You might think that your success, or your happiness, would inspire others. After all, humans are naturally social creatures who cheer for their tribe. Yet, oddly enough, some people seem to shrink back, scoff, or even quietly root against you when you start climbing. How often have we seen people trying to “one-up” you, relating it to themselves instead of recognizing your accomplishments. Why is that?
I’m no psychiatrist but in my opinion, it has less to do with you and more to do with the fascinating quirks of the human mind. Let’s peek under the hood.
Why that is… maybe?
When someone close to us achieves more, it stirs a subtle threat response. Psychologists call this social comparison theory: we measure ourselves against those around us. If your neighbour suddenly doubles their income, your brain doesn’t think, “Good for them!” It thinks, “Wait, where does that leave me?” It feels like running a race, only to find out your buddy has been training with rocket boosters strapped to his shoes.

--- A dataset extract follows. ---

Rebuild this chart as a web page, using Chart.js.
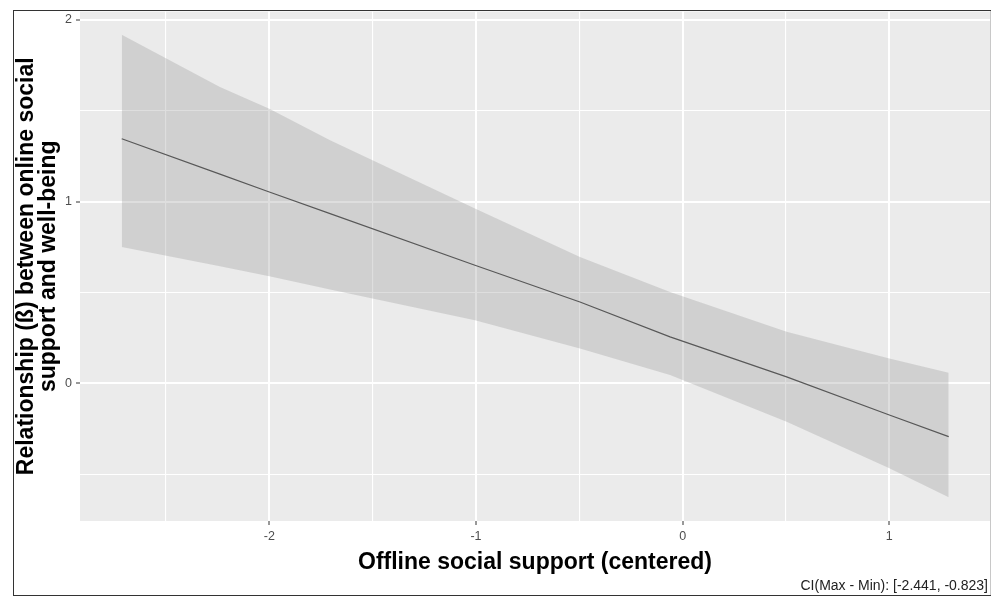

There’s also the matter of self-concept. People like to think they have things figured out. Your success can rattle that comfort. If you reinvent yourself, they may have to face the uncomfortable question: “Could I have done that too?” Not everyone enjoys staring into that particular mirror.
And then there’s plain old fear of being left behind. Success sometimes changes the dynamics of relationships. Friends may worry you’ll outgrow them, family might feel judged by your choices, and colleagues may think your rise highlights their stagnation.
Why the Reactions Vary
When we shared our plan to sell everything in Canada and move to Costa Rica, the reactions ranged from genuine excitement to raised eyebrows. Some truly cheered us on, others offered polite congratulations that carried a hint of doubt, and a few were blunt in questioning our choice. Why the mixed responses? In most cases, it came down to this simple truth: it was not a path they would ever consider for themselves. Sure, some of it is likely concern, but they are stuck between being genuinely happy for us and questioning our decision based on their own sentiments.
Notice that the most supportive people are often those secure in themselves. They clap for you because your progress doesn’t threaten their identity. Meanwhile, those struggling with their own sense of worth can perceive your growth as a spotlight on their insecurities.
It’s not that they genuinely want you to fail. Deep down, most people don’t. What they really want is for you to stay in a familiar box where nothing in their world feels unsettled.
Turning the Corner
Here’s the twist: we have to grasp the fact that their reactions are not about you. They are about their own internal battles. Understanding that makes their resistance less personal. You can choose empathy rather than resentment.
Try this approach:
- Notice the patterns. Pay attention to how people react when you share progress or happiness. Do they lean in with curiosity or retreat with sarcasm or try to one-up you? Recognizing this helps you manage expectations.
- Filter your audience. Share your victories with those who clap genuinely. Protect your energy from those who cannot.
- Stay grounded. Your success, your happy moments do not need to shrink to fit into someone else’s comfort zone. The right people will adjust, and in time, many who once resisted may even find courage through your example.
At the end of the day, the people who matter most will be the ones who celebrate with you. As for the rest, remind yourself: your role is not to dim your light, but to keep walking forward. After all, the view is always better from the top, even if some prefer to stay at the bottom complaining about the climb.